Not only can some of that stuff be dangerous to the safety of many people by ACTUAL “dissidents”/extremists who may or may not live close to them & therefore show up on people search sites that include a list(with LINKS) to all a person’s neighbors (including those who are put in danger by all their personal details, etc being bought & sold with no regulation in the actual states where extremists are in the majority) should they (or their buddies, etc) look THEM up, but it’s rife for identity theft.

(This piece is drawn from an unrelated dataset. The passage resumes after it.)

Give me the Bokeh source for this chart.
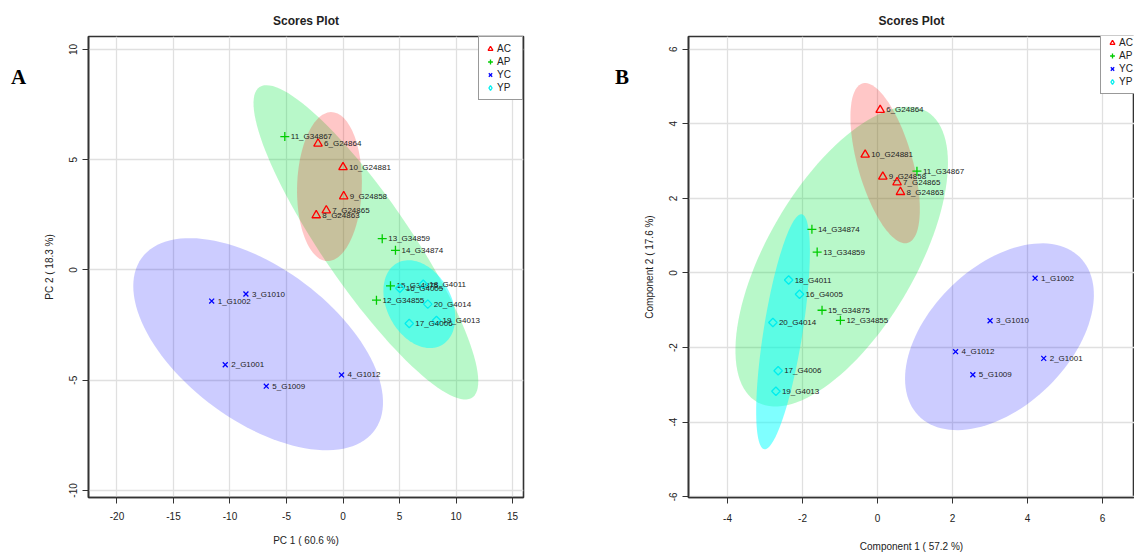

Name/bitrthdate/physical address(with map included right there on many sites), social profiles, OLD profiles that TONS of people need removed yet can’t be accessed because google refuses to delete YouTube channels one can no longer access, or allow gmail accounts that are needed for OTHER accounts to be accessed by speaking to a real Google employee so one can PROVE ownership by various means that “self-recovery” of accounts do not have any option for whatsoever/cars, properties, etc you own/jobs(current & previous)/etc, etc(some of which are beyond intrusive), & only more personal information will keep becoming available because of data mining by companies, apps, etc that they sell to other companies who sell to others until (if not directly from the initial company/app/whatever) it falls into the hands of data brokers…… these things are gold for identity thieves.
These things also put lives in danger in many parts of the United States… some WAY more than others. One doesn’t have to BE someone who is breaking the law. They only need be at risk from those people who ARE… or those who live where the law doesn’t protect them at all.
California(& 1 or 2 other states to a lesser extent) has SOME protections that allow individuals to access, request their file along with where the data came from, and request removal of the file. The rest have nothing. You can opt out but there are so many of these sites and you’d spend every minute trying to manually get all the information removed just to have to do it all over again over and over because as soon as they buy more data that includes YOUR data, it goes right back up and you have to keep trying to take it down over and over forever.
Canada & Europe have much better privacy policies, but most of the United States is a free for all for the profit of companies or anyone who creates an app & is willing to sell its users private information. It endangers anyone even if they don’t realize how. You don’t have to of done anything wrong, despite what some people seem to think.